On the New Lots Avenue-bound platform, the track walls have a section of yellow-orange tiles beneath the trim-line and another line of yellow tiles on the bottom of the tiled portions. The I-beams and other steel work along the track walls are painted in dark blue. The Manhattan-bound platform has its metalwork painted in golden yellow and the tiles beneath the trim line in dark blue. In the station, there are ornate doors in the tile walls which serve as vent chambers.
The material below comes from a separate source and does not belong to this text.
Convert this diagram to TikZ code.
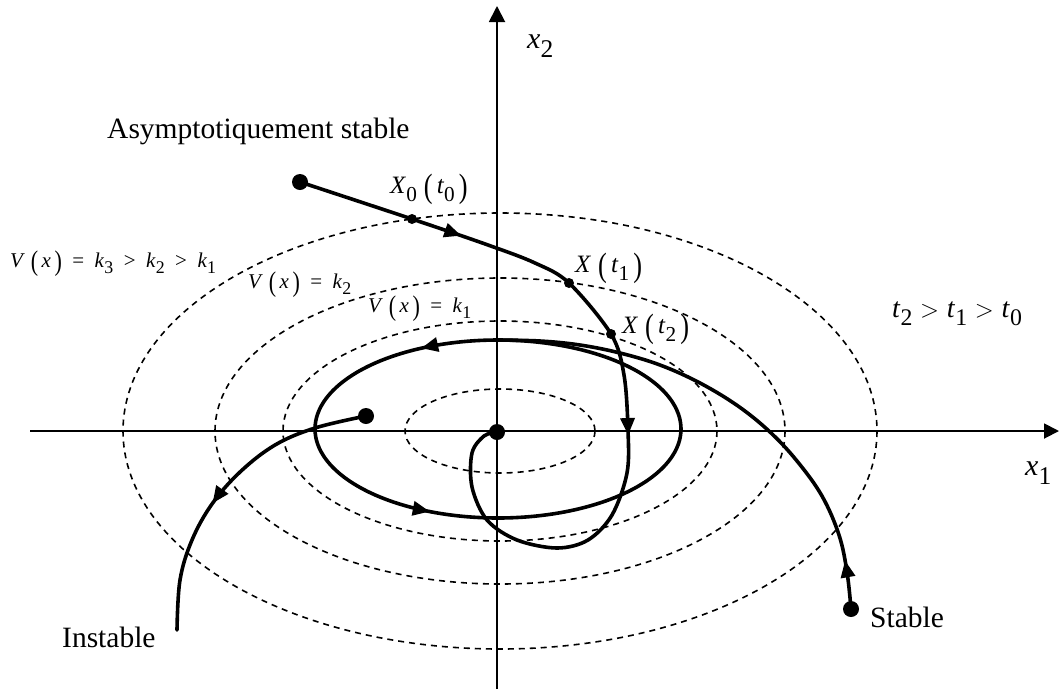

The 2004 artwork here is called Good Morning and Good Night by Hugo Consuegra. It contains ceramic tiles of the sun and moon on the platform walls.

Provisions for expansion

Extensions of the IRT subway east or south the station have been proposed since the line's planning in the 1910s, which included :File:1910 IRT plan.png|terminating the line at Buffalo Avenue just east of the station, or extending the line down Utica Avenue towards Flatbush Avenue and Avenue U near Kings Plaza. The Utica Avenue extension in particular has been proposed several times as part of the New York City Transit Authority's 1968 expansion proposals, in older pre-unification plans, and in the competing pre-unification expansion plans of the Independent Subway System. Just east of this station, a bellmouth splits away from the local track on both levels, and curves south. This was built into the station as a provision for the proposed Utica Avenue Line, which is why the station itself has no exits to Utica Avenue. In 2015, New York City Mayor Bill de Blasio announced his proposal for an extension of the 3 and 4 trains down Utica Avenue.